Leaving out every picture, quote the data below exactly as it appears.

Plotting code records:
==*==
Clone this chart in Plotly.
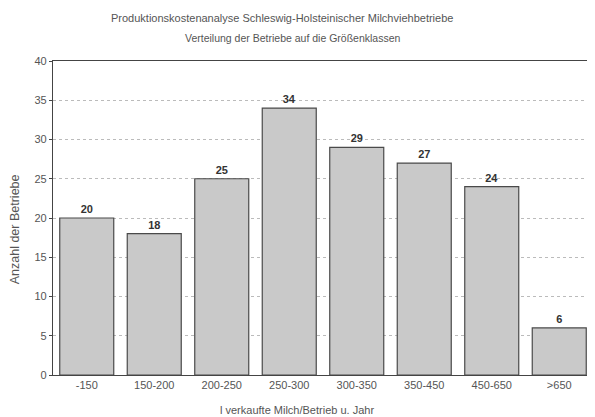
import plotly.graph_objects as go

klassen = ["-150", "150-200", "200-250", "250-300", "300-350", "350-450", "450-650", ">650"]
anzahl = [20, 18, 25, 34, 29, 27, 24, 6]
y_ticks = [0, 5, 10, 15, 20, 25, 30, 35, 40]
titel = ["Produktionskostenanalyse Schleswig-Holsteinischer Milchviehbetriebe",
         "Verteilung der Betriebe auf die Größenklassen"]
x_titel = "l verkaufte Milch/Betrieb u. Jahr"
y_titel = "Anzahl der Betriebe"

fig = go.Figure()
fig.add_trace(go.Bar(
    x=klassen, y=anzahl,
    text=[str(v) for v in anzahl], textposition="outside",
    textfont=dict(family="Liberation Sans", size=11, color="#333333", weight="bold"),
    marker=dict(color="#c9c9c9", line=dict(color="#4a4a4a", width=1.2)),
    width=0.8, cliponaxis=False,
))

# page body has an 8px margin, so the figure is a bit smaller than the window
fig.update_layout(
    width=587, height=409,
    margin=dict(l=45, r=2, t=53, b=42),
    paper_bgcolor="white", plot_bgcolor="white",
    font=dict(family="Liberation Sans", size=11, color="#555555"),
    showlegend=False,
    xaxis=dict(
        showline=True, linecolor="#444444", linewidth=1.2, mirror=True,
        ticks="", tickfont=dict(size=11, color="#555555"), automargin=False,
    ),
    yaxis=dict(
        range=[0, 40], tickvals=y_ticks,
        showline=True, linecolor="#444444", linewidth=1.2, mirror=True,
        showgrid=True, gridcolor="#bbbbbb", griddash="dot", gridwidth=1,
        ticks="outside", ticklen=3, tickcolor="#444444",
        tickfont=dict(size=11, color="#555555"),
        zeroline=False, automargin=False,
    ),
)

# titles as annotations (paper coords = plot area)
fig.add_annotation(text=titel[0], xref="paper", yref="paper", x=0.424, y=1.0,
                   yshift=43, xanchor="center", yanchor="middle", showarrow=False,
                   font=dict(size=11, color="#555555"))
fig.add_annotation(text=titel[1], xref="paper", yref="paper", x=0.444, y=1.0,
                   yshift=23, xanchor="center", yanchor="middle", showarrow=False,
                   font=dict(size=10.5, color="#555555"))
fig.add_annotation(text=x_titel, xref="paper", yref="paper", x=0.452, y=0.0,
                   yshift=-35, xanchor="center", yanchor="middle", showarrow=False,
                   font=dict(size=11, color="#555555"))
fig.add_annotation(text=y_titel, xref="paper", yref="paper", x=0.0, y=0.464,
                   xshift=-38, xanchor="center", yanchor="middle", showarrow=False,
                   textangle=-90, font=dict(size=12.5, color="#555555"))

fig.write_html("out.html")
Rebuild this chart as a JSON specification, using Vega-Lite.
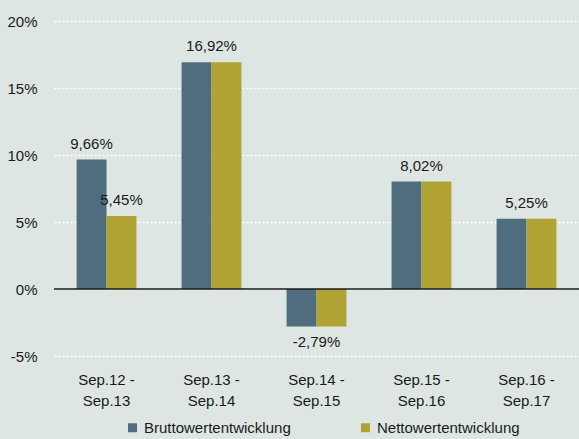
==*==
→ **Exercise response**:
Clone this chart in Plotly.
import plotly.graph_objects as go

klassen = ["-150", "150-200", "200-250", "250-300", "300-350", "350-450", "450-650", ">650"]
anzahl = [20, 18, 25, 34, 29, 27, 24, 6]
y_ticks = [0, 5, 10, 15, 20, 25, 30, 35, 40]
titel = ["Produktionskostenanalyse Schleswig-Holsteinischer Milchviehbetriebe",
         "Verteilung der Betriebe auf die Größenklassen"]
x_titel = "l verkaufte Milch/Betrieb u. Jahr"
y_titel = "Anzahl der Betriebe"

fig = go.Figure()
fig.add_trace(go.Bar(
    x=klassen, y=anzahl,
    text=[str(v) for v in anzahl], textposition="outside",
    textfont=dict(family="Liberation Sans", size=11, color="#333333", weight="bold"),
    marker=dict(color="#c9c9c9", line=dict(color="#4a4a4a", width=1.2)),
    width=0.8, cliponaxis=False,
))

# page body has an 8px margin, so the figure is a bit smaller than the window
fig.update_layout(
    width=587, height=409,
    margin=dict(l=45, r=2, t=53, b=42),
    paper_bgcolor="white", plot_bgcolor="white",
    font=dict(family="Liberation Sans", size=11, color="#555555"),
    showlegend=False,
    xaxis=dict(
        showline=True, linecolor="#444444", linewidth=1.2, mirror=True,
        ticks="", tickfont=dict(size=11, color="#555555"), automargin=False,
    ),
    yaxis=dict(
        range=[0, 40], tickvals=y_ticks,
        showline=True, linecolor="#444444", linewidth=1.2, mirror=True,
        showgrid=True, gridcolor="#bbbbbb", griddash="dot", gridwidth=1,
        ticks="outside", ticklen=3, tickcolor="#444444",
        tickfont=dict(size=11, color="#555555"),
        zeroline=False, automargin=False,
    ),
)

# titles as annotations (paper coords = plot area)
fig.add_annotation(text=titel[0], xref="paper", yref="paper", x=0.424, y=1.0,
                   yshift=43, xanchor="center", yanchor="middle", showarrow=False,
                   font=dict(size=11, color="#555555"))
fig.add_annotation(text=titel[1], xref="paper", yref="paper", x=0.444, y=1.0,
                   yshift=23, xanchor="center", yanchor="middle", showarrow=False,
                   font=dict(size=10.5, color="#555555"))
fig.add_annotation(text=x_titel, xref="paper", yref="paper", x=0.452, y=0.0,
                   yshift=-35, xanchor="center", yanchor="middle", showarrow=False,
                   font=dict(size=11, color="#555555"))
fig.add_annotation(text=y_titel, xref="paper", yref="paper", x=0.0, y=0.464,
                   xshift=-38, xanchor="center", yanchor="middle", showarrow=False,
                   textangle=-90, font=dict(size=12.5, color="#555555"))

fig.write_html("out.html")
Rebuild this chart as a JSON specification, using Vega-Lite.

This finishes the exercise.